Wednesday, January 24th, 2007 | 2:06 pm
That you are throwing a baby shower for someone on another team is NOT grounds for sending an urgent email to everyone in the office.
I’m trying to get work done here, people.
Thursday, January 18th, 2007 | 3:47 pm
Bill O’Reilly is awesome. Yes, the story is from earlier last year, but I still really enjoy reading his crazy rant against video games and iPods.
The have-nots are growing. Why are they growing? Because the skill set that is necessary to earn a decent living is being deemphasized in a fantasy world of football games and shooting zombies and all that…. Now you have the “knows” and the “know-nots”, because if you spend all your youth being prisoners of machines….. you’re not going to know anything…. You’re gonna fail.

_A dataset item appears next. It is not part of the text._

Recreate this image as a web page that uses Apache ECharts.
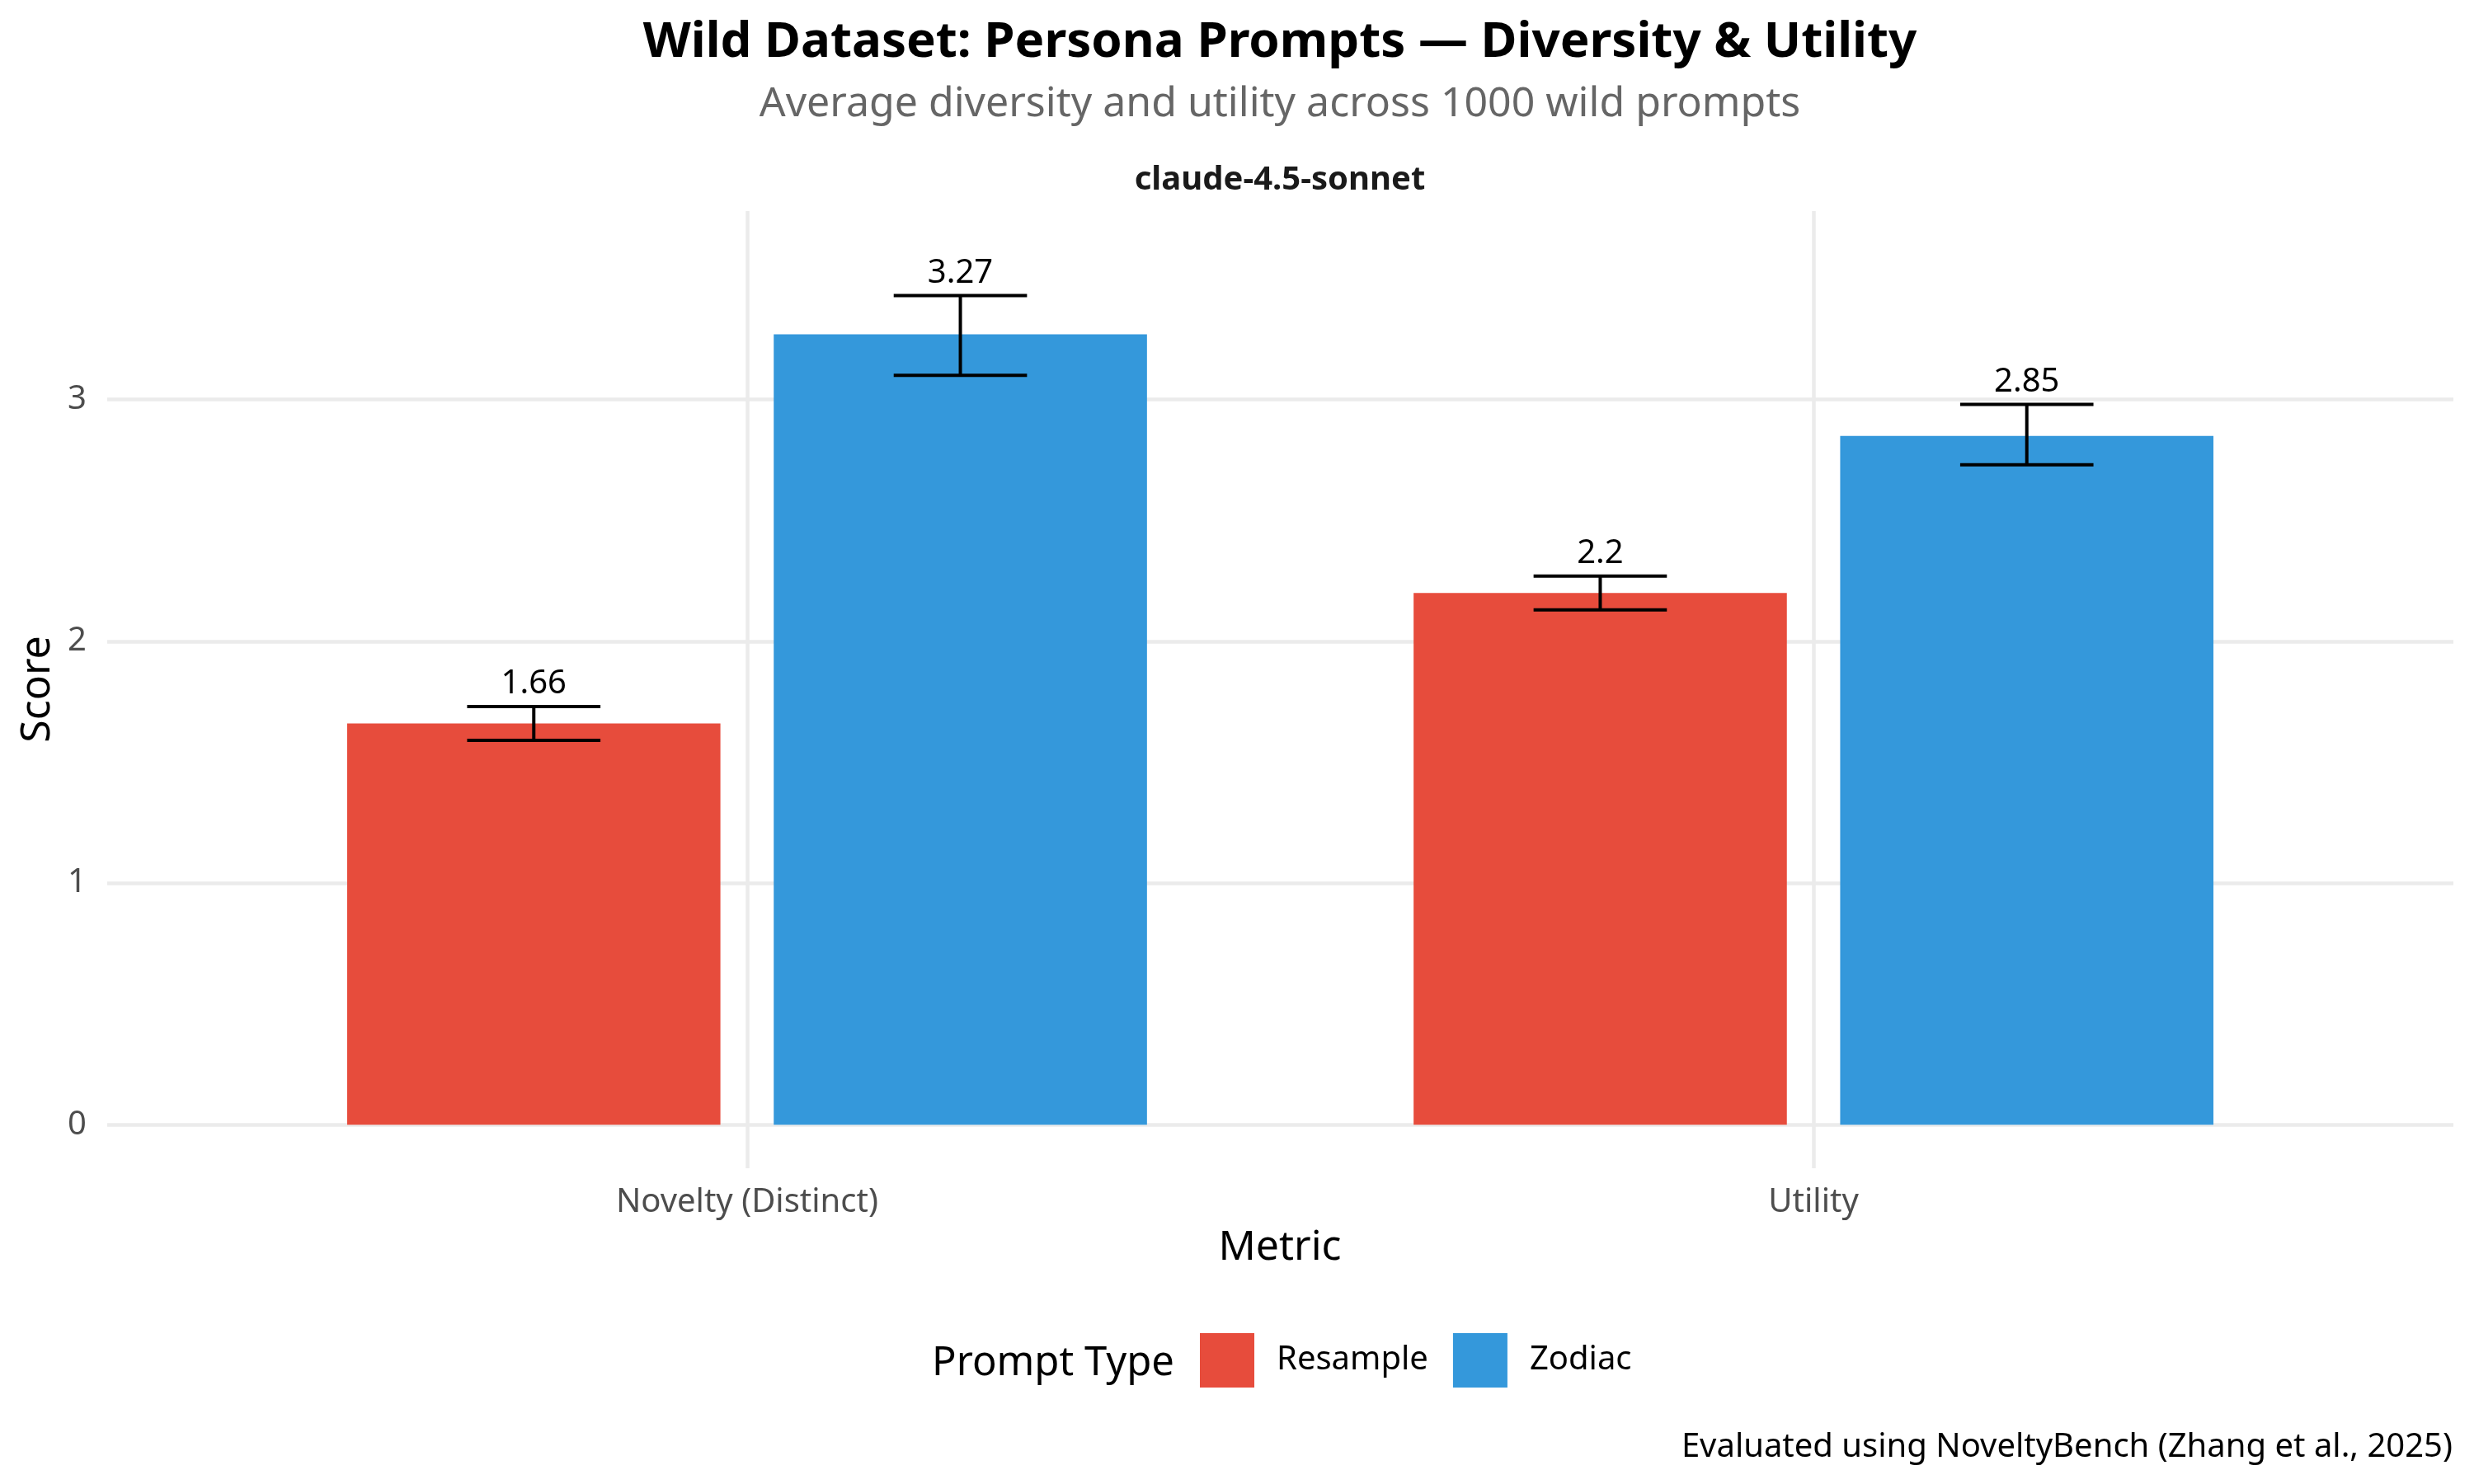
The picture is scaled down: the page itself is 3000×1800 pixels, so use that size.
<!DOCTYPE html>
<html><head><meta charset="utf-8">
<script src="https://cdn.jsdelivr.net/npm/echarts@6/dist/echarts.min.js"></script>
<style>html,body{margin:0;padding:0;background:#fff}#c{width:3000px;height:1800px}</style>
</head><body><div id="c"></div>
<script>
// ---- data ----
const categories = ['Novelty (Distinct)', 'Utility'];
const promptTypes = ['Resample', 'Zodiac'];
const resampleMean = [1.66, 2.2];
const resampleLow = [1.59, 2.13];
const resampleHigh = [1.73, 2.27];
const zodiacMean = [3.27, 2.85];
const zodiacLow = [3.10, 2.73];
const zodiacHigh = [3.43, 2.98];
const yTicks = [0, 1, 2, 3];
const xTicks = [1, 2];

// ---- style ----
const FF = '"Noto Sans", "Open Sans", sans-serif';
const colors = { Resample: '#E74C3C', Zodiac: '#3498DB' };
const dodge = { Resample: -0.2, Zodiac: 0.2 };
const barHalf = 0.175, whiskerHalf = 0.0625;

function makeSeries(name, mean, low, high) {
  const data = categories.map((c, i) => [xTicks[i], mean[i], low[i], high[i]]);
  return {
    name: name,
    type: 'custom',
    data: data,
    dimensions: ['x', 'mean', 'low', 'high'],
    encode: { x: 0, y: 1 },
    itemStyle: { color: colors[name] },
    renderItem: function (params, api) {
      const x = api.value(0) + dodge[name];
      const m = api.value(1), lo = api.value(2), hi = api.value(3);
      const p0 = api.coord([x - barHalf, m]);
      const p1 = api.coord([x + barHalf, 0]);
      const wl = api.coord([x - whiskerHalf, hi]);
      const wr = api.coord([x + whiskerHalf, lo]);
      const cx = api.coord([x, 0])[0];
      const ls = { stroke: '#000', lineWidth: 4 };
      return {
        type: 'group',
        children: [
          { type: 'rect', shape: { x: p0[0], y: p0[1], width: p1[0] - p0[0], height: p1[1] - p0[1] }, style: { fill: colors[name] } },
          { type: 'line', shape: { x1: wl[0], y1: wl[1], x2: wr[0], y2: wl[1] }, style: ls },
          { type: 'line', shape: { x1: wl[0], y1: wr[1], x2: wr[0], y2: wr[1] }, style: ls },
          { type: 'line', shape: { x1: cx, y1: wl[1], x2: cx, y2: wr[1] }, style: ls },
          { type: 'text', x: cx, y: wl[1] - 27, style: { text: String(m), font: '40px ' + FF, fill: '#000', align: 'center', verticalAlign: 'middle' } }
        ]
      };
    }
  };
}

function txt(text, x, y, font, color, align, rot) {
  return {
    type: 'text', x: x, y: y, rotation: rot || 0,
    style: { text: text, font: font, fill: color, textAlign: align, align: align, textVerticalAlign: 'middle', verticalAlign: 'middle' }
  };
}

const chart = echarts.init(document.getElementById('c'), null, { renderer: 'canvas' });
chart.setOption({
  backgroundColor: '#fff',
  animation: false,
  grid: { left: 130, right: 25, top: 256, bottom: 383, containLabel: false, outerBoundsMode: 'none' },
  xAxis: {
    type: 'value', min: 0.4, max: 2.6,
    axisLine: { show: false },
    axisTick: { show: false, customValues: xTicks },
    axisLabel: {
      customValues: xTicks,
      formatter: function (v) { return categories[xTicks.indexOf(Math.round(v))] || ''; },
      fontSize: 40, fontFamily: FF, color: '#4D4D4D', margin: 22
    },
    splitLine: { show: true, lineStyle: { color: '#EBEBEB', width: 4.5 } }
  },
  yAxis: {
    type: 'value', min: -0.18, max: 3.78,
    axisLine: { show: false },
    axisTick: { show: false, customValues: yTicks },
    axisLabel: { customValues: yTicks, fontSize: 40, fontFamily: FF, color: '#4D4D4D', margin: 25 },
    splitLine: { show: true, lineStyle: { color: '#EBEBEB', width: 4.5 } }
  },
  legend: {
    data: promptTypes, left: 1450, top: 1612, orient: 'horizontal', padding: 5,
    itemWidth: 66, itemHeight: 66, itemGap: 30, icon: 'rect', selectedMode: false,
    textStyle: { fontSize: 40, fontFamily: FF, color: '#000', padding: [0, 0, 0, 22] }
  },
  graphic: [
    txt('Wild Dataset: Persona Prompts \u2014 Diversity & Utility', 1552, 52, 'bold 60px ' + FF, '#000', 'center'),
    txt('Average diversity and utility across 1000 wild prompts', 1552, 127, '50px ' + FF, '#666666', 'center'),
    txt('claude-4.5-sonnet', 1552, 219, 'bold 40px ' + FF, '#1A1A1A', 'center'),
    txt('Score', 46, 836, '50px ' + FF, '#000', 'center', Math.PI / 2),
    txt('Metric', 1552, 1514, '50px ' + FF, '#000', 'center'),
    txt('Prompt Type', 1130, 1654, '49px ' + FF, '#000', 'left'),
    txt('Evaluated using NoveltyBench (Zhang et al., 2025)', 2974, 1756, '40px ' + FF, '#000', 'right')
  ],
  series: [
    makeSeries('Resample', resampleMean, resampleLow, resampleHigh),
    makeSeries('Zodiac', zodiacMean, zodiacLow, zodiacHigh)
  ]
});
</script></body></html>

It helps if you imagine an old man shaking his cane while you read his words. I hesitate to respond to his points at length as I have a gut feeling that he’s just trolling.
I don’t own an iPod. I would never wear an iPod… If this is your primary focus in life - the machines… it’s going to have a staggeringly negative effect, all of this, for America…
All this ranting about “the machines” and complaining that the youth are “prisoners” isn’t just paranoid rambling. It’s not that he’s a luddite; Bill O’Reilly can and will sensationalize anything. Still, with rants like this, he’s never going to attract any of the coveted stoned slacker demo. I just hope I can escape the machines in time to make a living for myself.